Otto Schück (26 August 1926 – 21 October 2025) was a Czech medical doctor and professor of internal medicine. His research and teaching helped define nephrology in Czechoslovakia and the Czech Republic. He was among the founders of the Czech Society of Nephrology, served as its president, authored widely used textbooks, and remained a long-active consultant and teacher.

== Life and education ==
Schück was born in Prague on 26 August 1926. He graduated from the Medical Faculty of Charles University in Prague in 1950 and received a PhD at the same school in 1956. He was appointed associate professor in 1965 and full professor in 1988 at Charles University. In 1965 to 1966, he undertook a research fellowship at the University of Manchester in the laboratory of S. W. Stanbury, work that seeded later studies in mineral metabolism.

Schück died on 21 October 2025, at the age of 99.

== Career ==
After graduation, Schück briefly served in Plzeň at the department of the internist Karel Bobek before moving in 1950 to the 1st Department of Medicine at the General University Hospital in Prague, where he remained until 1961. In that period, he produced early studies that mathematically formulated plasma clearance and the calculation of area under the plasma concentration curve after administration of a substance, concepts that later became foundational in drug pharmacokinetics.

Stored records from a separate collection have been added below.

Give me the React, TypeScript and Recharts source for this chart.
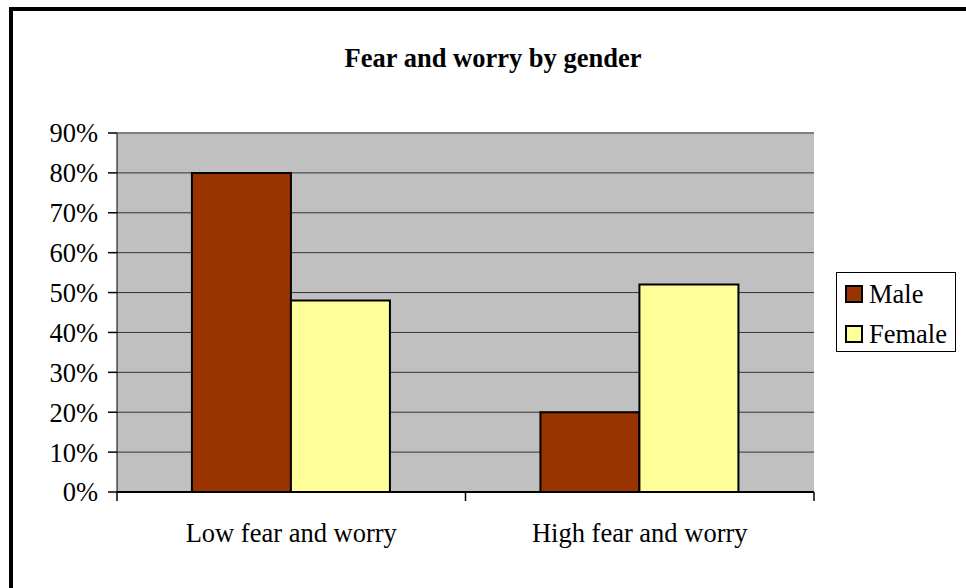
import {
  BarChart,
  Bar,
  XAxis,
  YAxis,
  CartesianGrid,
  ReferenceLine,
} from "recharts";

const categories = ["Low fear and worry", "High fear and worry"];
const male = [0.8, 0.2];
const female = [0.48, 0.52];
const yTicks = [0, 0.1, 0.2, 0.3, 0.4, 0.5, 0.6, 0.7, 0.8, 0.9];

const SERIES = [
  { key: "male", name: "Male", color: "#993300" },
  { key: "female", name: "Female", color: "#FFFF99" },
];

const FONT = '"Liberation Serif", "Times New Roman", serif';
const FS = 26.5;

const data = categories.map((c, i) => ({ cat: c, male: male[i], female: female[i] }));

// category label plus the tick marks at the category boundaries
function CatTick(props: any) {
  const { x, y, payload, index, visibleTicksCount } = props;
  const half = payload.offset ?? 0;
  const last = index === visibleTicksCount - 1;
  return (
    <g>
      <line x1={x - half} x2={x - half} y1={y - 31} y2={y - 22} stroke="#000" strokeWidth={1.5} />
      {last && (
        <line x1={x + half} x2={x + half} y1={y - 31} y2={y - 22} stroke="#000" strokeWidth={1.5} />
      )}
      <text x={x} y={y} dy="0.71em" textAnchor="middle" fill="#000" fontSize={FS} fontFamily={FONT}>
        {payload.value}
      </text>
    </g>
  );
}

export default function App() {
  return (
    <div
      style={{
        position: "fixed",
        left: 0,
        top: 0,
        width: 966,
        height: 588,
        overflow: "hidden",
        background: "#fff",
        fontFamily: FONT,
      }}
    >
      <div
        style={{
          position: "absolute",
          left: 9,
          top: 7,
          width: 1200,
          height: 800,
          borderTop: "4px solid #000",
          borderLeft: "4px solid #000",
        }}
      />
      <div
        style={{
          position: "absolute",
          left: 293,
          width: 400,
          top: 45,
          textAlign: "center",
          fontSize: FS,
          lineHeight: 1,
          fontWeight: "bold",
          whiteSpace: "nowrap",
        }}
      >
        Fear and worry by gender
      </div>
      <div style={{ position: "absolute", left: 0, top: 0 }}>
        <BarChart
          width={966}
          height={588}
          data={data}
          margin={{ top: 133, right: 152, bottom: 0, left: 0 }}
          barCategoryGap="21.5%"
          barGap={0}
        >
          <CartesianGrid fill="#C0C0C0" stroke="#333" vertical={false} />
          <XAxis
            dataKey="cat"
            height={96}
            tickSize={0}
            tickMargin={31}
            interval={0}
            axisLine={{ stroke: "#000", strokeWidth: 2 }}
            tickLine={false}
            tick={<CatTick />}
          />
          <YAxis
            width={117}
            domain={[0, 0.9]}
            ticks={yTicks}
            interval={0}
            tickFormatter={(v: number) => `${Math.round(v * 100)}%`}
            tickSize={9}
            tickMargin={10}
            axisLine={{ stroke: "#000" }}
            tickLine={{ stroke: "#000", strokeWidth: 1.5 }}
            tick={{ fill: "#000", fontSize: FS, fontFamily: FONT }}
          />
          <YAxis
            yAxisId="r"
            orientation="right"
            width={0}
            domain={[0, 0.9]}
            tick={false}
            tickLine={false}
            axisLine={{ stroke: "#808080", strokeWidth: 2 }}
          />
          <ReferenceLine y={0.9} stroke="#808080" strokeWidth={2} />
          {SERIES.map((s) => (
            <Bar
              key={s.key}
              dataKey={s.key}
              name={s.name}
              fill={s.color}
              stroke="#000"
              strokeWidth={2}
              isAnimationActive={false}
            />
          ))}
        </BarChart>
      </div>
      <div
        style={{
          position: "absolute",
          left: 836,
          top: 272,
          width: 118,
          height: 78,
          border: "1px solid #000",
          background: "#fff",
        }}
      >
        {SERIES.map((s, i) => (
          <div
            key={s.key}
            style={{
              position: "absolute",
              left: 8,
              top: 8 + i * 40,
              height: 26,
              display: "flex",
              alignItems: "center",
              fontSize: FS,
              lineHeight: 1,
              whiteSpace: "nowrap",
            }}
          >
            <span
              style={{
                display: "inline-block",
                width: 14,
                height: 14,
                border: "2px solid #000",
                background: s.color,
                marginRight: 6,
              }}
            />
            {s.name}
          </div>
        ))}
      </div>
    </div>
  );
}
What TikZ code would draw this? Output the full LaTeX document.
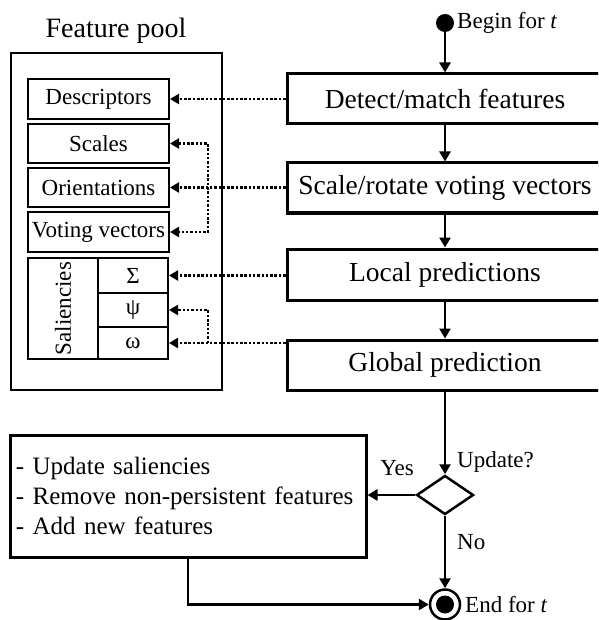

He also investigated resorptive properties of the urinary bladder and the intrarenal distribution of labeled substances using autoradiographic methods.

In 1961, he joined newly established research institutes in Krč district of Prague that evolved into the Research Institute of Experimental Therapy, moved in 1970 to the 3rd Internal Research Base of the Institute for Clinical and Experimental Medicine, and from 1980 worked in IKEM's Nephrology Department, where he also served as head. During the mid-1960s he developed work in calcium metabolism that identified a pronounced calciuric effect of Furosemide compared with other diuretics, and his group continued with studies on renal sodium excretion, concentrating ability, uric acid handling, and the function of residual nephrons. He advanced functional testing in nephrology culminating in the monograph Examination of Kidney Function, which appeared in Czech and later in English and Russian. He co-authored further textbooks including Nephrology for the General Practitioner and Clinical Nephrology that were used broadly by clinicians.

From the 1980s to 1995, he led the Subdepartment of Nephrology at the Institute of Postgraduate Education in Prague, while also heading the 3rd Internal Research Base at IKEM and subsequently the Nephrology Clinic. Within the professional community, he helped found the Czechoslovak and later Czech Society of Nephrology and served as its president from 1990 to 1996. He received the Jan Evangelista Purkyně Award in 1996, the Bruno Watschinger Award and prizes of the Czech nephrology and internal medicine societies. In later years, he continued to teach and consult at the Internal Medicine service of the Second Faculty of Medicine and Motol University Hospital.